Boston College Carroll School of Management senior Reynaldo Sylla was honored this month for his exceptional leadership and service. He is the 2012 recipient of the University’s Dr. Donald Brown Award, which honors a senior for his or her extraordinary contributions to the greater AHANA (African-American, Hispanic, Asian, Native American) community.
Named for the BC’s inaugural director of AHANA Student Programs, it was presented to Sylla during Black Family Weekend in April.
Sylla began volunteering in his sophomore year at the West End Boys and Girls Club. At the time, he acknowledges that he had no idea of the impact it would have—not only on the youths he worked with, but on his own personal growth.
Children in the club get used to student volunteers coming and going, says Sylla, but find it difficult to form and maintain genuine relationships because of the continual changeover from one semester to the next. Sylla decided he had a responsibility to be there as much as possible, and has continued his volunteer work there ever since.
“I was working part-time, working summers, just whenever I could,” he explains. “I was working an internship and then going from 6-10, 6-11 p.m., just to show that I am there to stay. I’m there to show them that I came from a similar situation and that college is not a stretch, getting a job is not a stretch, and that you can succeed at anything that you set your mind to.”
Sylla grew up in the Boston neighborhood of Mattapan. His Haitian-born parents brought him and his two siblings to Boston to give their children better educational opportunities, and Sylla made the most of his. Despite diversity issues, academic setbacks and the challenges of living in a low-income area, Sylla graduated from Boston College High School and was accepted to Boston College.
He made his presence known on campus in his freshman year, joining clubs such as the Haitian Association, the Multi-Cultural Leadership Experience and the Dedicated Intellectuals of the People.

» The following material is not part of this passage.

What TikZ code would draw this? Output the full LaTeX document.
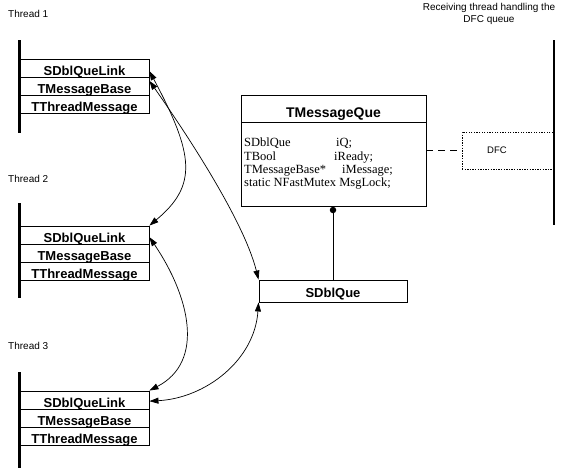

The intellectual, personal and spiritual growth from this participation would lead him to volunteer at the West End Boys and Girls Club the following year, and to undergo what he calls “a tremendous learning experience, for both the kids and myself.”
He also took part in a service trip to Mississippi, which he has done three times, most recently as the trip leader.
“It’s easy to get caught in the BC bubble, and just get involved with extracurricular things on campus,” Sylla says. “But when we left Massachusetts, and left that Boston bubble, you could see how much work needs to be done in other places even within the United States.”
Although service has been an ongoing part of his BC life, Sylla says he didn’t realize the extent until the award presentation ceremony.
“When I was given the Dr. Brown award, they gave me a certificate that had a list of everything that I have done,” he says, “and it wasn’t until I sat back and read it that I realized that I’ve been through so much here. BC just taught me to aspire not to be great, but to do great things.”
Sylla plans on continuing his work within the community, with the goal of merging his passion for business and urban education. This fall, he will begin as a full-time business risk advisor at Deloitte & Touche LLP, as well as join the board of directors of Smith Leadership Academy, a city charter school.